Schreiben über die Begegnungen mit einem Schurken: Loki. Kommt eigentlich aus der nordischen Mythologie. Bin ihm schon früh begegnet.
Kennengelernt als Kind, in alten, abgegriffenen Marvel-Superhelden-Comic-Heften vom Flohmarkt. Erschaffen in den 1960ern von Stan Lee, Larry Lieber und Jack Kirby – ein Stück amerikanischer Popkultur.
Einfach böse
In den alten Heften war Loki ein eindimensionaler Superschurke, ein asgardischer Gott und Gestaltenwandler mit magischen Kräften, der einen Helm mit Hörnern trug und nichts anderes wollte als seinen Halbbruder, Donnergott Thor, fertig machen.
Komplexe Sagenfigur
Später natürlich entdeckt, dass es Loki schon lange gibt. Man kennt ihn seit der Wikingerzeit. Gehörte zur Götterwelt der Nordmänner. Ist eine ambivalentere und interessantere Figur als in den Comics. In den alten Sagen wird er als klug, manipulativ und schwer einzuschätzen geschildert.
Blick ins Lexikon
In Rudolf Simeks legendärem Nachschlagewerk «Lexikon der germanischen Mythologie» heisst es: «Loki ist die vielschichtigste, aber auch negativste Gestalt des germanischen Pantheons. Er ist der Vater der Feinde der Götter, der Midgardschlange, des Fenriswolfs und der Hel, aber gerade er hilft den Götter auch aus schwierigen Situationen.»
Neil Gaiman und Loki
Ergänzend dazu: Fantasy-Autor Neil Gaiman («American Gods», «The Sandman») schrieb 2018 in seiner Version der nordischen Mythen: «Loki war nicht böse, obwohl er sicher keine Kraft des Guten war. Loki war... kompliziert.»
Kinoheld
Hatte lange nicht an Loki gedacht: Dann kam 2011. Das Thor-Comic von Marvel verfilmt. Der ewige Bruderzwist war auf der Leinwand gelandet. Spielte fast 450 Millionen Dollar ein. Ein Blockbuster.
Wie in den Comics startete Loki auch im Kino als simpler Schurke.
Unberechenbar
Aber einfach eindimensional wäre für eine solche Figur eine Verschwendung. Begriffen auch die Filmemacher. Er wurde in den Fortsetzungen unberechenbarer, versuchte Götterland Asgard zu beherrschen, half aber gleichzeitig Halbruder Thor gegen einen fiesen Elfen und eine Todesgöttin.
Habe wegen der Filme wieder angefangen ab und zu Marvel-Comics über Loki zu lesen.

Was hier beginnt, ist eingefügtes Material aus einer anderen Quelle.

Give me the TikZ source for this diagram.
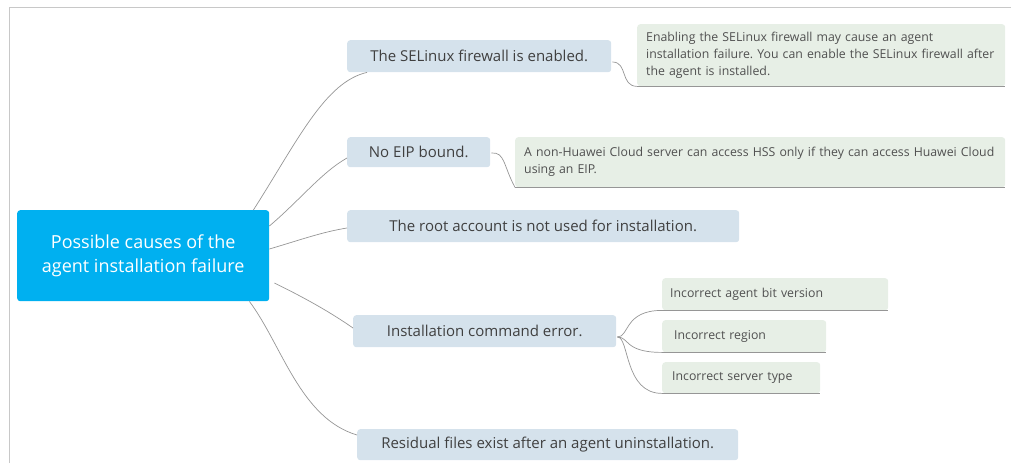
\documentclass[tikz,border=0pt]{standalone}
\usepackage{fontspec}
\setmainfont{Open Sans}
\definecolor{rootblue}{RGB}{0,176,240}
\definecolor{topicfill}{RGB}{213,226,236}
\definecolor{notefill}{RGB}{231,239,230}
\definecolor{notetext}{RGB}{80,80,80}
\definecolor{topictext}{RGB}{64,64,64}
\definecolor{wire}{RGB}{150,150,150}
\definecolor{frameline}{RGB}{200,200,200}
\begin{document}
\frenchspacing
\begin{tikzpicture}[x=1pt,y=-1pt,
  rootbox/.style={fill=rootblue, text=white, rounded corners=3pt, inner sep=0pt,
    align=center, font=\fontsize{18}{24}\selectfont, anchor=north west},
  topic/.style={fill=topicfill, text=topictext, rounded corners=3pt, inner sep=0pt,
    font=\fontsize{15}{18}\selectfont, anchor=north west},
  note/.style={fill=notefill, text=notetext, rounded corners=3pt, inner sep=0pt,
    font=\fontsize{12.3}{17}\selectfont, anchor=north west},
  underline/.style={draw=wire, line width=1pt},
  conn/.style={draw=wire, line width=0.7pt}]
\useasboundingbox (0,0) rectangle (1011,463);
% frame
\draw[frameline, line width=1pt] (9,463) -- (9,7) -- (1011,7);

% central topic
\node[rootbox, minimum width=252pt, minimum height=91pt] (root) at (17,210)
  {Possible causes of the\\agent installation failure};

% main branches
\node[topic, minimum width=264pt, minimum height=32pt] (selinux) at (347,40)
  {The SELinux firewall is enabled.};
\node[topic, minimum width=143pt, minimum height=30pt] (eip) at (347,137)
  {No EIP bound.};
\node[topic, minimum width=392pt, minimum height=32pt] (rootacct) at (347,210)
  {The root account is not used for installation.};
\node[topic, minimum width=263pt, minimum height=32pt] (cmd) at (353,315)
  {Installation command error.};
\node[topic, minimum width=381pt, minimum height=31pt] (residual) at (357,429)
  {Residual files exist after an agent uninstallation.};

% explanations
\node[note, minimum width=368pt, minimum height=62pt, text width=368pt, align=left] (n1) at (637,24)
  {\hspace*{9pt}\parbox{355pt}{Enabling the SELinux firewall may cause an agent\\installation failure. You can enable the SELinux firewall after\\the agent is installed.}};
\node[note, minimum width=490pt, minimum height=50pt, text width=490pt, align=left] (n2) at (515,137)
  {\hspace*{9pt}\parbox{478pt}{A non-Huawei Cloud server can access HSS only if they can access Huawei Cloud\\using an EIP.}};
\node[note, minimum width=226pt, minimum height=32pt, text width=226pt, align=left] (s1) at (662,278)
  {\hspace*{8pt}Incorrect agent bit version};
\node[note, minimum width=164pt, minimum height=32pt, text width=164pt, align=left] (s2) at (662,320)
  {\hspace*{12pt}Incorrect region};
\node[note, minimum width=158pt, minimum height=31pt, text width=158pt, align=left] (s3) at (662,362)
  {\hspace*{10pt}Incorrect server type};

% note underlines
\foreach \n in {n1,n2,s1,s2,s3}
  \draw[underline] (\n.south west) -- (\n.south east);

% branches from the central topic
\draw[conn] ([xshift=-16pt]root.north east) .. controls (298,140) and (325,82) .. ([xshift=20pt]selinux.south west);
\draw[conn] ([yshift=-16pt]root.north east) .. controls (300,200) and (322,172) .. ([yshift=-21pt]eip.north west);
\draw[conn] ([yshift=-39pt]root.north east) .. controls (300,240) and (322,232) .. ([yshift=-18pt]rootacct.north west);
\draw[conn] ([xshift=5pt,yshift=-73pt]root.north east) .. controls (305,298) and (330,312) .. ([yshift=-13pt]cmd.north west);
\draw[conn] ([xshift=-20pt]root.south east) .. controls (282,345) and (300,418) .. ([yshift=-6pt]residual.north west);

% links to the explanations
\draw[conn] ([xshift=1pt,yshift=-22pt]selinux.north east) .. controls (628,62) and (620,86) .. (n1.south west);
\draw[conn] ([xshift=1pt,yshift=-16pt]eip.north east) .. controls (505,152) and (503,165) .. (n2.south west);
\coordinate (fork) at ([xshift=1pt,yshift=-22pt]cmd.north east);
\foreach \s in {s1,s2,s3}
  \draw[conn] (fork) .. controls ([xshift=12pt]fork) and ([xshift=-38pt]\s.south west) .. (\s.south west);
\end{tikzpicture}
\end{document}
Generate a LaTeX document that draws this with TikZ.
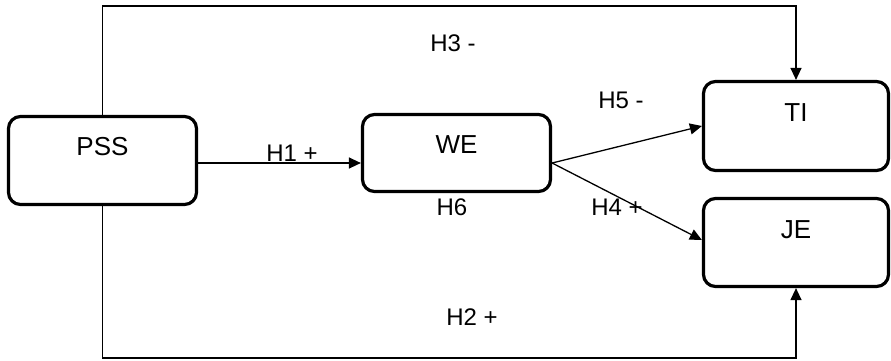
\documentclass[tikz,border=0pt]{standalone}
\usepackage{fontspec}
\setmainfont{Liberation Sans}
\usetikzlibrary{arrows.meta,calc}
\begin{document}
\begin{tikzpicture}[x=1pt,y=-1pt,
  box/.style={draw, line width=3.2pt, rounded corners=12pt, inner sep=0pt},
  boxtext/.style={font=\fontsize{26}{30}\selectfont, inner sep=0pt},
  lbl/.style={font=\fontsize{24}{28}\selectfont, inner sep=0pt},
  conn/.style={line width=1.3pt, -{Triangle[length=12pt,width=11pt]}}]
\useasboundingbox (0,0) rectangle (891,360);
\node[box, minimum width=188pt, minimum height=88pt,
  label={[boxtext, yshift=13.5pt]center:PSS}] (pss) at (102.5,160.5) {};
\node[box, minimum width=188pt, minimum height=77pt,
  label={[boxtext, yshift=8pt]center:WE}] (we) at (456.5,153) {};
\node[box, minimum width=185pt, minimum height=89pt,
  label={[boxtext, yshift=13pt]center:TI}] (ti) at (796,126) {};
\node[box, minimum width=185pt, minimum height=88pt,
  label={[boxtext, yshift=12.5pt]center:JE}] (je) at (796,242.5) {};
\coordinate (topy) at (0,6);
\coordinate (boty) at (0,358);
\coordinate (h1s) at ([yshift=-2.5pt]pss.east);
\coordinate (wes) at ([yshift=-10pt]we.east);
\draw[conn] (pss.north) -- (pss.north |- topy) -| (ti.north);
\draw[conn] (pss.south) -- (pss.south |- boty) -| (je.south);
\draw[conn] (h1s) -- (h1s -| we.west);
\draw[conn] (wes) -- (ti.west);
\draw[conn] (wes) -- ([yshift=2.5pt]je.west);
\node[lbl] (h3) at (453,43) {H3 -};
\node[lbl] (h5) at (621,100) {H5 -};
\node[lbl] (h1) at (292,153) {H1 +};
\node[lbl] (h6) at (452,207) {H6};
\node[lbl] (h4) at (617,207) {H4 +};
\node[lbl] (h2) at (472,317) {H2 +};
\end{tikzpicture}
\end{document}
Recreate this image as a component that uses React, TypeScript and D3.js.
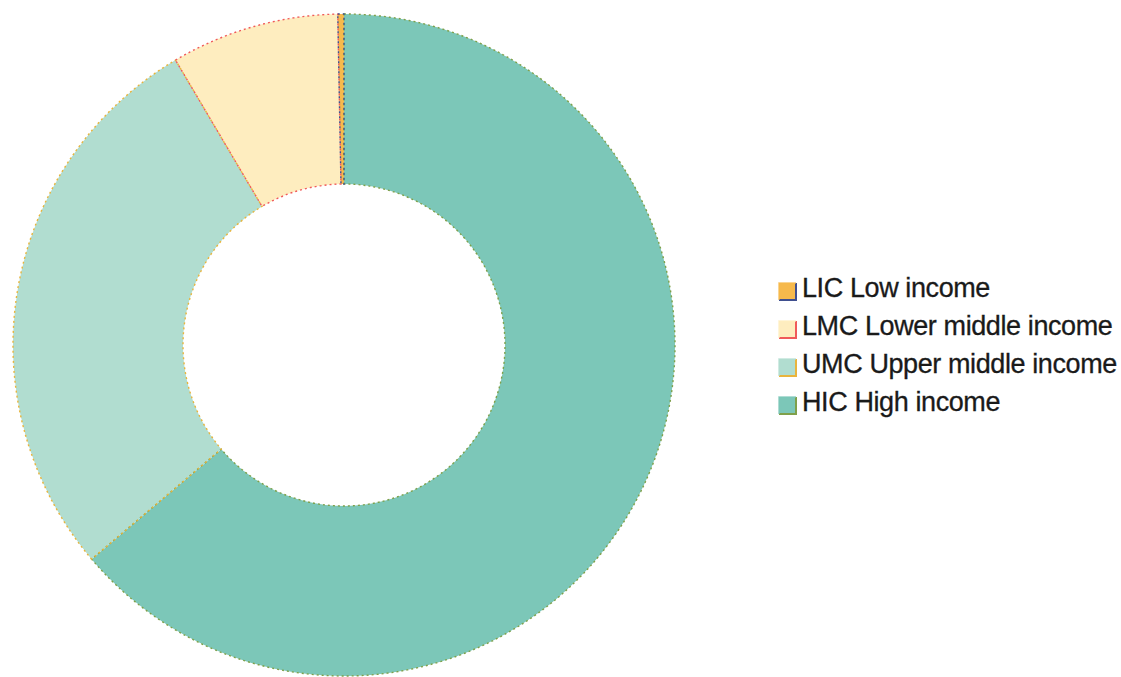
import React from "react";
import * as d3 from "d3";

const categories = ["LIC Low income", "LMC Lower middle income", "UMC Upper middle income", "HIC High income"];
const values = [0.3, 8.2, 27.7, 63.8];
const fills = ["#f6b94c", "#feedbf", "#b1ddd0", "#7cc7b8"];
const strokes = ["#3f4f8f", "#f05a5a", "#e9b43c", "#7fa04a"];

export default function App() {
  const W = 1121, H = 677;
  const cx = 344, cy = 345, R = 331, r = 161;
  const idx = d3.range(categories.length);
  // Drawn clockwise from 12 o'clock: HIC, UMC, LMC, LIC
  const order = [3, 2, 1, 0];
  const pie = d3.pie<number>().sort(null).value((i) => values[i]);
  const arcs = pie(order);
  const arc = d3.arc<d3.PieArcDatum<number>>().innerRadius(r).outerRadius(R);
  const legendY = d3.scaleLinear().domain([0, 3]).range([297, 411]);
  return (
    <svg width={W} height={H} style={{ position: "absolute", left: 0, top: 0 }}>
      <rect width={W} height={H} fill="#ffffff" />
      <g transform={`translate(${cx},${cy})`}>
        {arcs.map((a) => (
          <path key={a.data} d={arc(a) || ""} fill={fills[a.data]} stroke="none" />
        ))}
        {arcs.map((a) => (
          <path
            key={"s" + a.data}
            d={arc(a) || ""}
            fill="none"
            stroke={strokes[a.data]}
            strokeWidth={1.4}
            strokeDasharray="2,3"
          />
        ))}
      </g>
      <g>
        {idx.map((i) => {
          const y = legendY(i);
          const x0 = 779, s = 17, top = y - 14;
          return (
            <g key={i}>
              <rect x={x0} y={top} width={s} height={s} fill={fills[i]} />
              <path
                d={`M${x0 + s},${top} L${x0 + s},${top + s} L${x0},${top + s}`}
                fill="none"
                stroke={strokes[i]}
                strokeWidth={2}
              />
              <path
                d={`M${x0},${top + s} L${x0},${top} L${x0 + s},${top}`}
                fill="none"
                stroke={fills[i]}
                strokeWidth={1.5}
                opacity={0.8}
              />
              <text
                x={802}
                y={y}
                fontFamily="Liberation Sans, Arial, sans-serif"
                fontSize={27}
                fill="#1a1a1a"
                stroke="#1a1a1a"
                strokeWidth={0.3}
                letterSpacing={-0.4}
              >
                {categories[i]}
              </text>
            </g>
          );
        })}
      </g>
    </svg>
  );
}
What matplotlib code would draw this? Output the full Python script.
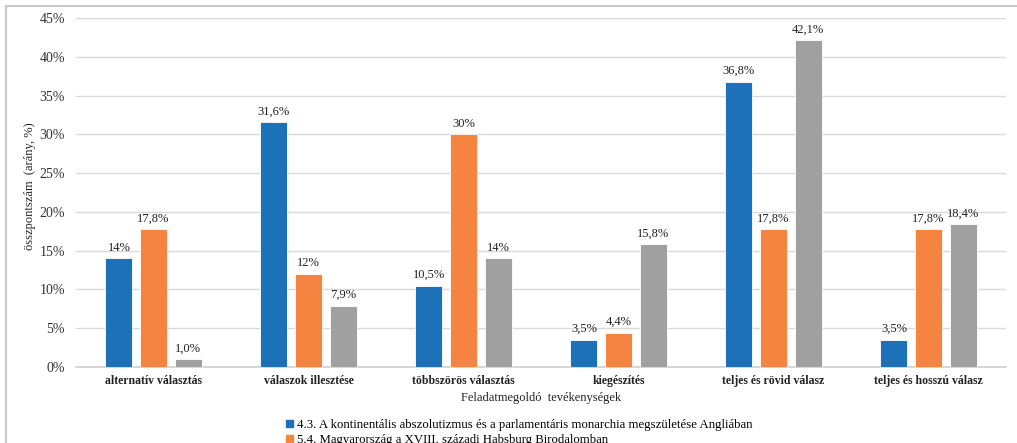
import numpy as np
import matplotlib.pyplot as plt
from matplotlib.lines import Line2D

categories = ['alternatív választás', 'válaszok illesztése', 'többszörös választás',
              'kiegészítés', 'teljes és rövid válasz', 'teljes és hosszú válasz']
series_names = ['4.3. A kontinentális abszolutizmus és a parlamentáris monarchia megszületése Angliában',
                '5.4. Magyarország a XVIII. századi Habsburg Birodalomban']
blue_vals = [14.0, 31.6, 10.5, 3.5, 36.8, 3.5]
orange_vals = [17.8, 12.0, 30.0, 4.4, 17.8, 17.8]
gray_vals = [1.0, 7.9, 14.0, 15.8, 42.1, 18.4]
blue_labels = ['14%', '31,6%', '10,5%', '3,5%', '36,8%', '3,5%']
orange_labels = ['17,8%', '12%', '30%', '4,4%', '17,8%', '17,8%']
gray_labels = ['1,0%', '7,9%', '14%', '15,8%', '42,1%', '18,4%']
yticks = [0, 5, 10, 15, 20, 25, 30, 35, 40, 45]

plt.rcParams['font.family'] = ['Liberation Serif', 'DejaVu Serif']

fig = plt.figure(figsize=(10.17, 4.43), dpi=100)
ax = fig.add_axes([76 / 1017, 1 - 367 / 443, 930 / 1017, 349 / 443])

colors = ['#1c71b9', '#f4843f', '#a0a0a0']
x = np.arange(len(categories))
w = 0.175
step = 0.223
all_vals = [blue_vals, orange_vals, gray_vals]
all_labels = [blue_labels, orange_labels, gray_labels]
for i, (vals, labs) in enumerate(zip(all_vals, all_labels)):
    pos = x + (i - 1) * step
    ax.bar(pos, vals, w, color=colors[i], edgecolor='white', linewidth=0.6, zorder=3)
    for px, v, t in zip(pos, vals, labs):
        ax.text(px, v + 0.6, t, ha='center', va='bottom', fontsize=9, color='#222222')

ax.set_xlim(-0.5, len(categories) - 0.5)
ax.set_ylim(0, 45)
ax.set_yticks(yticks)
ax.set_yticklabels([f'{t}%' for t in yticks], fontsize=10, color='#333333')
ax.set_xticks(x)
ax.set_xticklabels(categories, fontsize=8.5, fontweight='bold', color='#222222')
ax.tick_params(axis='both', length=0)
ax.tick_params(axis='x', pad=6)
ax.tick_params(axis='y', pad=8)
ax.grid(axis='y', color='#d9d9d9', linewidth=1, zorder=0)
for s in ['top', 'right', 'left']:
    ax.spines[s].set_visible(False)
ax.spines['bottom'].set_color('#d0d0d0')
ax.spines['bottom'].set_linewidth(1.2)

fig.text(30 / 1017, 1 - 186 / 443, 'összpontszám  (arány, %)', rotation=90,
         ha='center', va='center', fontsize=9, color='#222222')
fig.text(541 / 1017, 1 - 398 / 443, 'Feladatmegoldó  tevékenységek',
         ha='center', va='center', fontsize=9, color='#222222')

handles = [plt.Rectangle((0, 0), 1, 1, color=colors[0]),
           plt.Rectangle((0, 0), 1, 1, color=colors[1])]
fig.legend(handles, series_names, loc='upper left', bbox_to_anchor=(286 / 1017, 1 - 419 / 443),
           frameon=False, fontsize=9.2, handlelength=0.55, handleheight=0.55,
           handletextpad=0.3, labelspacing=0.25, borderaxespad=0, borderpad=0)

# figure frame (left and top edges visible)
fig.add_artist(Line2D([6 / 1017, 6 / 1017], [0, 1 - 6 / 443], transform=fig.transFigure,
                      color='#c8c8c8', linewidth=1.5))
fig.add_artist(Line2D([6 / 1017, 1], [1 - 6 / 443, 1 - 6 / 443], transform=fig.transFigure,
                      color='#c8c8c8', linewidth=1.5))

fig.savefig('out.png', dpi=100)
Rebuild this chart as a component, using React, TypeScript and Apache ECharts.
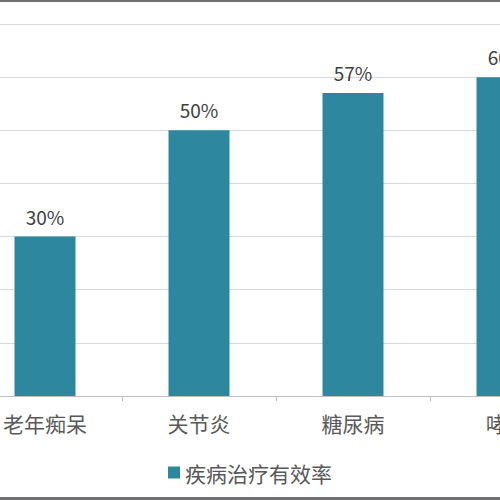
import { useEffect, useRef } from 'react'
import * as echarts from 'echarts'

const categories = ['老年痴呆', '关节炎', '糖尿病', '哮喘']
const seriesName = '疾病治疗有效率'
const rates = [30, 50, 57, 60]

const FONT = '"Noto Sans CJK SC", "Noto Sans", sans-serif'

export default function App() {
  const chartRef = useRef<HTMLDivElement>(null)

  useEffect(() => {
    if (!chartRef.current) return
    const chart = echarts.init(chartRef.current, undefined, { renderer: 'svg' })

    const option: any = {
      animation: false,
      backgroundColor: '#ffffff',
      textStyle: { fontFamily: FONT },
      grid: {
        left: 0,
        right: 0,
        top: 24,
        bottom: 104,
        containLabel: false
      },
      legend: {
        data: [seriesName],
        left: 195,
        top: 457,
        icon: 'rect',
        itemWidth: 12,
        itemHeight: 12,
        itemGap: 8,
        textStyle: {
          fontSize: 21,
          color: '#595959',
          fontFamily: FONT
        }
      },
      xAxis: {
        type: 'category',
        data: categories,
        axisLine: {
          lineStyle: { color: '#c0c0c0', width: 1 }
        },
        axisTick: {
          show: true,
          alignWithLabel: false,
          length: 5,
          lineStyle: { color: '#c0c0c0' }
        },
        axisLabel: {
          fontSize: 21,
          color: '#595959',
          margin: 16,
          fontFamily: FONT
        }
      },
      yAxis: {
        type: 'value',
        min: 0,
        max: 70,
        interval: 10,
        axisLine: { show: false },
        axisTick: { show: false },
        axisLabel: { show: false },
        splitLine: {
          lineStyle: { color: '#dadada', width: 1 }
        }
      },
      series: [
        {
          name: seriesName,
          type: 'bar',
          barWidth: 61,
          data: rates,
          itemStyle: { color: '#2d889f' },
          label: {
            show: true,
            position: 'top',
            distance: 11,
            formatter: '{c}%',
            fontSize: 19,
            color: '#404040',
            fontFamily: FONT
          }
        }
      ],
      graphic: [
        {
          type: 'rect',
          left: 0,
          top: 0,
          shape: { width: 616, height: 2 },
          style: { fill: '#6f6f74' }
        },
        {
          type: 'rect',
          left: 0,
          top: 497,
          shape: { width: 616, height: 3 },
          style: { fill: '#6f6f74' }
        }
      ]
    }

    chart.setOption(option)

    return () => {
      chart.dispose()
    }
  }, [])

  return (
    <div
      style={{
        position: 'fixed',
        top: 0,
        left: 0,
        width: 500,
        height: 500,
        overflow: 'hidden',
        background: '#fff'
      }}
    >
      <div
        ref={chartRef}
        style={{
          position: 'absolute',
          top: 0,
          left: -32,
          width: 616,
          height: 500
        }}
      />
    </div>
  )
}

Auch da war er interessanter geworden.
Loki for President
Highlight: 2016, mitten im US-Präsidentschafts-Wahlkampf, den Donald Trump gewinnen sollte, erschien die Comic-Politsatire «Vote Loki». Loki wollte ins Weisse Haus und verhielt sich viel dreister als Trump. Er machte keinen Hehl daraus, dass er log und die Wähler liebten ihn dafür.
Habe nun die ersten zwei Folgen der neuen Serie über den Gott der Zwietracht gesehen. Inhalt: Eine Organisation, die den Fluss der Zeit schützt, zwingt ihn für sie zu arbeiten.
Der Serienheld
Loki «at his best» – nicht gut, nicht böse, nicht vertrauenswürdig. Erfrischend: Er bekommt in der Serie eine unsichere Seite, nachdem er einen Blick in seine eigene Zukunft werfen konnte. Ein nahezu Unsterblicher hat Angst vor dem Morgen. Interessant.
Genderfluid
Hatte Spass an einer kleinen Sensation: Loki entpuppt sich als der/die erste genderfluide Superheld:in/Superschurke:in in einer Serie.
Eigentlich naheliegend bei einer Figur, die ihre Gestalt verändern kann. Und nicht überraschend, wenn man weiss, dass in den Comics 2008 Loki mal kurzzeitig Lady Loki war.
Zeitgemäss
Denke, die Serie «Loki» hat eines auf jeden Fall geschafft: Dem alten Wikingergott eine neue Facette zu geben und ins 21. Jahrhundert zu holen. Denn was ist heute zeitgemässer als ein Loki, der nicht festgelegt ist auf Mann oder Frau.
Loki, eine geniale Figur, vor Jahrhunderten erdacht und sie funktioniert noch immer.